Like learning the alphabet through the alphabet song, songs can be a powerful learning and memorization tool.
Tomatis and others believe that sound charges the brain.
Georgi Lozanov believes that certain background music enhances some forms of learning.
When our brains entrain to slow pulses, we become relaxed—slow music can remove stress.
When our brains entrain to fast pulses, our brains become more active—often more creative.
Entrainment can be used to solve discipline problems or to change the mood in a classroom.
In the overall rhythm of a child’s day, music activities make great transition vehicles, particularly simple call and response.
Songs with lots of movement, particularly dance, help with body/mind coordination.
The act of improvising and writing songs helps children synchronize their left and right brains.
Group singing creates vibrations throughout the body. Sound healers believe that these vibrations are good for us—they are healing.
We instinctively make a loud sound when we hurt ourselves. Sound healers believe that this is our natural way of using sound to remove pain.
The mind/body coordination required to play musical instruments aids all other areas of learning.
The student/teacher relationship is an ideal model for future learning relationships.

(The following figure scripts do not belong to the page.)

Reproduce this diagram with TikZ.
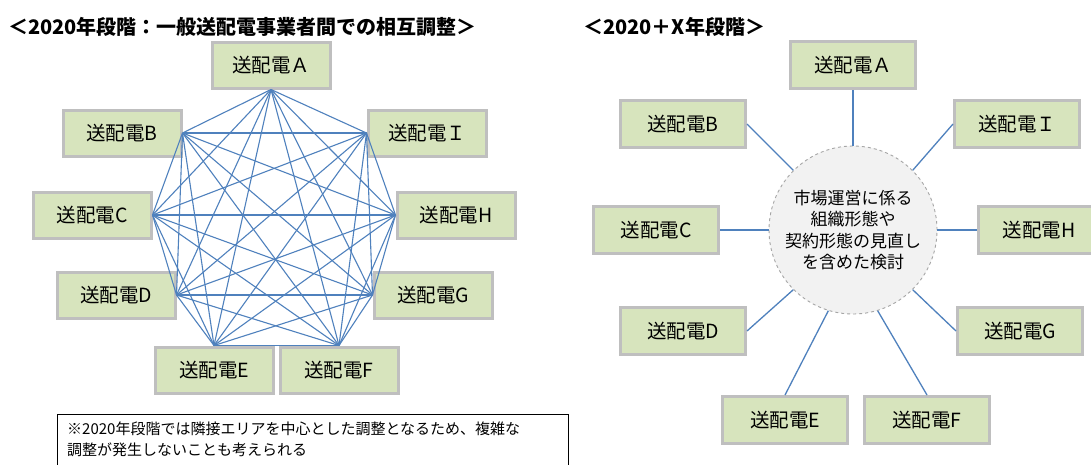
\documentclass[tikz,border=0pt]{standalone}
\usepackage{fontspec}
\setmainfont{Noto Sans CJK JP}
\usepackage{tikz}
\definecolor{AreaGreen}{HTML}{D7E4BD}
\definecolor{AreaGray}{HTML}{BFBFBF}
\definecolor{LinkBlue}{HTML}{4F81BD}
\definecolor{HubGray}{HTML}{F2F2F2}
\definecolor{HubLine}{HTML}{A6A6A6}

\tikzset{
  area/.style={fill=AreaGreen, draw=AreaGray, line width=3pt,
               minimum width=118pt, minimum height=46pt, inner sep=0pt,
               font=\fontsize{19.5}{21}\selectfont},
  wide/.style={area, minimum width=125pt, minimum height=47pt},
  mesh/.style={draw=LinkBlue, line width=1.1pt},
  spoke/.style={draw=LinkBlue, line width=1.3pt},
  heading/.style={anchor=west, inner sep=0pt, font=\fontsize{20}{22}\selectfont\bfseries}
}

\begin{document}
\begin{tikzpicture}[x=1pt, y=-1pt]
  \clip (0,0) rectangle (1091,464);
  \fill[white] (0,0) rectangle (1091,464);

  % --- 2020: every area talks to every other one
  \node[heading] (titleL) at (8,27) {＜2020年段階：一般送配電事業者間での相互調整＞};
  \node[area] (lA) at (271,65)  {送配電Ａ};
  \node[area] (lB) at (122,133) {送配電B};
  \node[area] (lI) at (427,133) {送配電Ｉ};
  \node[area] (lC) at (92,215)  {送配電C};
  \node[area] (lH) at (456,215) {送配電H};
  \node[area] (lD) at (116,295) {送配電D};
  \node[area] (lG) at (433,295) {送配電G};
  \node[area] (lE) at (214,370) {送配電E};
  \node[area] (lF) at (339,370) {送配電F};

  \coordinate (pA) at (lA.south);
  \coordinate (pB) at (lB.east);
  \coordinate (pI) at (lI.west);
  \coordinate (pC) at (lC.east);
  \coordinate (pH) at (lH.west);
  \coordinate (pD) at (lD.east);
  \coordinate (pG) at (lG.west);
  \coordinate (pE) at (lE.north);
  \coordinate (pF) at (lF.north);

  \foreach \p [count=\n] in {A,B,I,C,H,D,G,E,F}
    \foreach \q [count=\m] in {A,B,I,C,H,D,G,E,F}
      {\ifnum\m>\n \draw[mesh] (p\p) -- (p\q); \fi}

  \node[draw=black, line width=0.9pt, anchor=north west, inner sep=0pt,
        minimum width=511pt, minimum height=70pt] (note) at (57,414) {};
  \node[anchor=north west, inner sep=0pt, align=left,
        font=\fontsize{15}{21}\selectfont] (notetext) at (67,422)
    {※2020年段階では隣接エリアを中心とした調整となるため、複雑な\\
     調整が発生しないことも考えられる};

  % --- 2020+X: one common hub
  \node[heading] (titleR) at (583,27) {＜2020＋X年段階＞};
  \node[circle, fill=HubGray, draw=HubLine, dashed, line width=0.9pt,
        minimum size=168pt, inner sep=0pt, align=center,
        font=\fontsize{17}{21.5}\selectfont] (hub) at (853,230)
    {市場運営に係る\\組織形態や\\契約形態の見直し\\を含めた検討};

  \node[wide] (rA) at (853,65)  {送配電Ａ};
  \node[wide] (rB) at (683,124) {送配電B};
  \node[wide] (rI) at (1017,124) {送配電Ｉ};
  \node[wide] (rC) at (656,230) {送配電C};
  \node[wide, minimum width=122pt] (rH) at (1039,230) {送配電H};
  \node[wide] (rD) at (683,331) {送配電D};
  \node[wide] (rG) at (1020,331) {送配電G};
  \node[wide] (rE) at (785,420) {送配電E};
  \node[wide] (rF) at (927,420) {送配電F};

  \draw[spoke] (rA.south) -- (hub.90);
  \draw[spoke] (rB.east)  -- (hub.135);
  \draw[spoke] (rI.west)  -- (hub.45);
  \draw[spoke] (rC.east)  -- (hub.180);
  \draw[spoke] (rH.west)  -- (hub.0);
  \draw[spoke] (rD.east)  -- (hub.-135);
  \draw[spoke] (rG.west)  -- (hub.-45);
  \draw[spoke] (rE.north) -- (hub.-107);
  \draw[spoke] (rF.north) -- (hub.-73);
\end{tikzpicture}
\end{document}
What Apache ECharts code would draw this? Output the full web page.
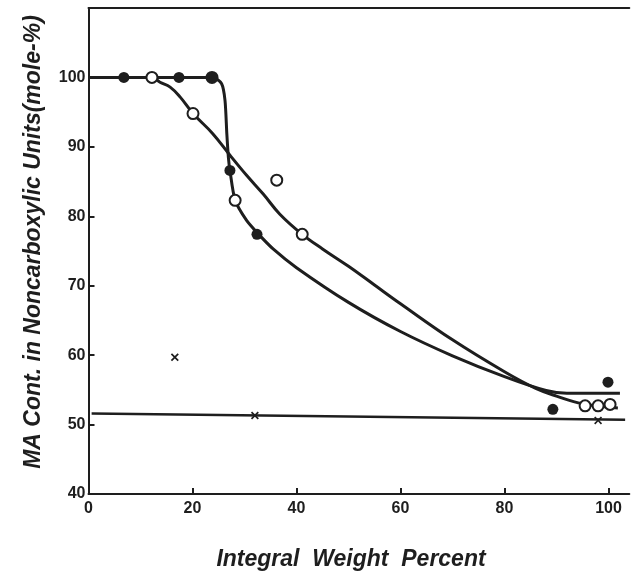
<!DOCTYPE html>
<html>
<head>
<meta charset="utf-8">
<script src="https://cdn.jsdelivr.net/npm/echarts@6/dist/echarts.min.js"></script>
<style>
html,body{margin:0;padding:0;background:#fff;}
#c{width:638px;height:574px;}
</style>
</head>
<body>
<div id="c"></div>
<script>
// ---- data ----
var xTicks = [0, 20, 40, 60, 80, 100];
var yTicks = [40, 50, 60, 70, 80, 90, 100];

// solid-circle curve (steep drop)
var curveFilled = [[0,100],[23.9,100],[25.6,99.1],[26.25,96.7],[26.6,91.9],[26.9,88.5],[27.2,86.6],[28.2,82.3],[30.4,79.4],[32.6,77.5],[35.5,75.3],[40,72.6],[50,67.6],[60,63.4],[70,59.9],[80,56.9],[88,54.9],[92,54.5],[102.2,54.5]];
// open-circle curve (gradual)
var curveOpen = [[0,100],[12.2,100],[13.75,99.3],[15.7,98.6],[17.6,97.2],[20.1,94.8],[23.9,91.9],[27.2,88.8],[30.4,85.9],[33.6,83.2],[36.8,80.3],[41.1,77.4],[45,75.3],[50,72.8],[55,70.1],[60,67.4],[70,62.2],[80,57.6],[86,55.2],[90,54.1],[95,53.0],[101.8,52.4]];
// cross-marker line
var lineCross = [[0.6,51.6],[103.2,50.7]];

var ptsFilled = [[6.8,100],[17.4,100],[27.2,86.6],[32.4,77.4],[89.3,52.2],[99.9,56.1]];
var ptsFilledBig = [[23.75,100]];
var ptsOpen = [[12.2,100],[20.1,94.8],[28.2,82.3],[36.2,85.2],[41.1,77.4],[95.5,52.7],[98.0,52.7],[100.3,52.9]];
var ptsCross = [[16.6,59.7],[32.0,51.3],[98.0,50.6]];

var INK = '#1e1e1e';
var tickFont = {fontFamily:'"Liberation Sans Narrow","Liberation Sans",Arial,sans-serif', fontWeight:'bold', fontSize:16, color:INK};
var crossPath = 'path://M0,1.5L1.5,0L5,3.5L8.5,0L10,1.5L6.5,5L10,8.5L8.5,10L5,6.5L1.5,10L0,8.5L3.5,5Z';

var chart = echarts.init(document.getElementById('c'), null, {renderer:'canvas'});
chart.setOption({
  animation:false,
  backgroundColor:'#fff',
  grid:{left:88.5, right:8.7, top:8, bottom:80},
  xAxis:[{
    type:'value', min:0, max:104, interval:20,
    axisLine:{show:true, lineStyle:{color:INK, width:2}},
    axisTick:{show:true, inside:true, length:6, customValues:xTicks, lineStyle:{color:INK, width:2}},
    axisLabel:Object.assign({customValues:xTicks, margin:7}, tickFont),
    splitLine:{show:false}
  },{
    type:'value', min:0, max:104, position:'top',
    axisLine:{show:true, onZero:false, lineStyle:{color:INK, width:2}},
    axisTick:{show:false}, axisLabel:{show:false}, splitLine:{show:false}
  }],
  yAxis:{
    type:'value', min:40, max:110, interval:10,
    axisLine:{show:true, lineStyle:{color:INK, width:2}},
    axisTick:{show:true, inside:true, length:6, customValues:yTicks, lineStyle:{color:INK, width:2}},
    axisLabel:Object.assign({customValues:yTicks, margin:3}, tickFont),
    splitLine:{show:false}
  },
  graphic:[
    {type:'text', x:34, y:242, rotation:Math.PI/2, style:{text:'MA Cont. in Noncarboxylic Units(mole-%)', font:'italic bold 23px "Liberation Sans", Arial, sans-serif', fill:INK, textAlign:'center', textVerticalAlign:'middle'}},
    {type:'text', x:351, y:560, style:{text:'Integral  Weight  Percent', font:'italic bold 23px "Liberation Sans", Arial, sans-serif', fill:INK, textAlign:'center', textVerticalAlign:'middle'}}
  ],
  series:[
    {type:'line', data:curveFilled, smooth:0.25, showSymbol:false, lineStyle:{color:INK, width:3}, z:2},
    {type:'line', data:curveOpen, smooth:0.4, showSymbol:false, lineStyle:{color:INK, width:3}, z:2},
    {type:'line', data:lineCross, showSymbol:false, lineStyle:{color:INK, width:2.5}, z:2},
    {type:'scatter', data:ptsFilled, symbol:'circle', symbolSize:11, itemStyle:{color:INK, opacity:1}, z:5},
    {type:'scatter', data:ptsFilledBig, symbol:'circle', symbolSize:13, itemStyle:{color:INK, opacity:1}, z:5},
    {type:'scatter', data:ptsOpen, symbol:'circle', symbolSize:11, itemStyle:{color:'#fff', borderColor:INK, borderWidth:2, opacity:1}, z:6},
    {type:'scatter', data:ptsCross, symbol:crossPath, symbolSize:8, itemStyle:{color:INK, opacity:1}, z:6}
  ]
});
</script>
</body>
</html>
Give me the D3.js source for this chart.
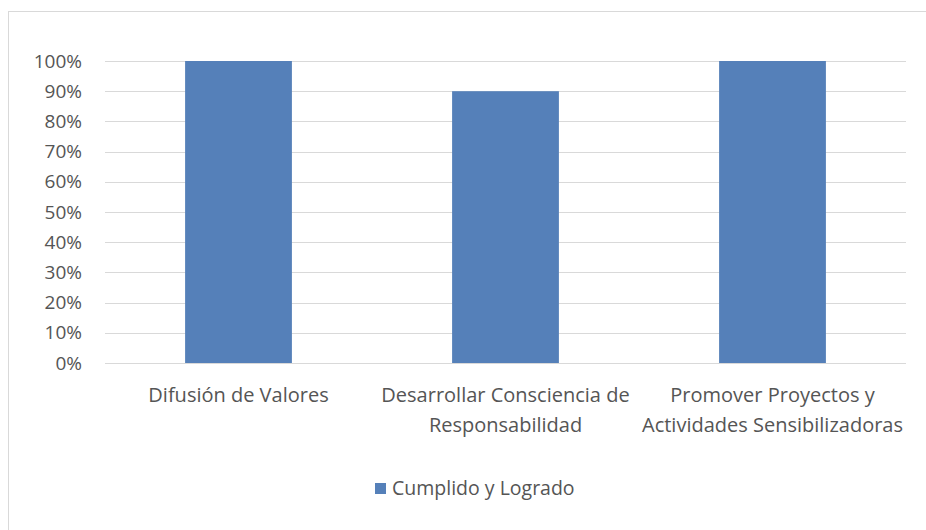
<!DOCTYPE html>
<html>
<head>
<meta charset="utf-8">
<script src="https://cdn.jsdelivr.net/npm/d3@7"></script>
<style>
  body { margin: 0; background: #fff; }
  text { font-family: "Open Sans", "Noto Sans", sans-serif; fill: #555; }
</style>
</head>
<body>
<div id="chart"></div>
<script>
const categories = [
  ["Difusión de Valores"],
  ["Desarrollar Consciencia de", "Responsabilidad"],
  ["Promover Proyectos y", "Actividades Sensibilizadoras"]
]
const values = [1.0, 0.9, 1.0]
const seriesName = "Cumplido y Logrado"
const yTicks = [0, 0.1, 0.2, 0.3, 0.4, 0.5, 0.6, 0.7, 0.8, 0.9, 1.0]

const width = 926
const height = 530
const margin = { left: 105, top: 61, right: 20, bottom: 167 }
const barColor = '#5580b9'

const svg = d3.select('#chart').append('svg')
  .attr('width', width)
  .attr('height', height)

// chart frame
svg.append('rect')
  .attr('x', 8.5).attr('y', 11.5)
  .attr('width', width).attr('height', height)
  .attr('fill', 'none')
  .attr('stroke', '#d9d9d9')

const x = d3.scaleBand()
  .domain(d3.range(categories.length))
  .range([margin.left, width - margin.right])
  .paddingInner(0.6)
  .paddingOuter(0.3)

const y = d3.scaleLinear()
  .domain([0, 1])
  .range([height - margin.bottom, margin.top])

// gridlines
svg.append('g')
  .selectAll('line')
  .data(yTicks)
  .join('line')
  .attr('x1', margin.left)
  .attr('x2', width - margin.right)
  .attr('y1', d => Math.round(y(d)) + 0.5)
  .attr('y2', d => Math.round(y(d)) + 0.5)
  .attr('stroke', '#d9d9d9')

// y axis labels
const yAxis = svg.append('g')
  .attr('transform', `translate(${margin.left}, 0)`)
  .call(d3.axisLeft(y).tickValues(yTicks).tickFormat(d3.format('.0%')).tickSize(0).tickPadding(23))
yAxis.select('.domain').remove()
yAxis.selectAll('.tick text')
  .style('font-size', '19px')
  .style('fill', '#555')
  .style('font-family', '"Open Sans", "Noto Sans", sans-serif')

// bars
svg.append('g')
  .selectAll('rect')
  .data(values)
  .join('rect')
  .attr('x', (d, i) => x(i))
  .attr('y', d => y(d))
  .attr('width', x.bandwidth())
  .attr('height', d => y(0) - y(d))
  .attr('fill', barColor)

// category labels
const catLabels = svg.append('g')
  .selectAll('text')
  .data(categories)
  .join('text')
  .attr('text-anchor', 'middle')
  .style('font-size', '20px')
  .attr('transform', (d, i) => `translate(${x(i) + x.bandwidth() / 2}, 402)`)

catLabels.selectAll('tspan')
  .data(d => d)
  .join('tspan')
  .attr('x', 0)
  .attr('y', (d, i) => i * 30)
  .text(d => d)

// legend
const legend = svg.append('g').attr('transform', 'translate(375, 483)')
legend.append('rect')
  .attr('width', 11).attr('height', 11)
  .attr('fill', barColor)
legend.append('text')
  .attr('x', 17).attr('y', 12)
  .style('font-size', '19.5px')
  .text(seriesName)
</script>
</body>
</html>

MUSIC TO BENEFIT GROUP SKILLS
Group singing strengthens cooperation skills.
Children who sing and celebrate together create strong bonds with each other and with their schools. Group singing increases their sense of belonging.
Rehearsing for concerts helps discipline by creating focus.
Simply by having singing celebrations (group sings), we demonstrate to children that celebration in life is important.
When children perform for each other, they radiate with pride and joy. Radiance is good.
When we create a supportive environment, we develop cooperation skills where problem solving becomes a group event, not a dysfunctional denial of the problems.
The divisions between the talented and the untalented are not as great as our hierarchical mass culture would suggest. Group music making helps students to see that everyone has talent.
MUSIC FOR MUSIC’S SAKE
Simply being musical is enough of a reason to keep music in the schools.
The Hindu expressions, “Nadha Brahma, the world is made of sound,” applies to us as well. We are resonant beings and making music is a natural response to being alive.
The Navahos say we “Walk in Beauty,” meaning we are part of the harmony of all things. The harmony becomes alive when we sing.
The universe works as an interdependent self-organized, creatively unfolding event—an event that seems to seek harmony. When we make music, particularly in harmony, we become an event that is interdependent, creative, and self-organizing. We become like the universe.
Music strengthens our cultural bonds with the past and future. Music helps to define who we are culturally.
Music strengthens our cultural bonds with each other. Music helps us to cross cultural borders.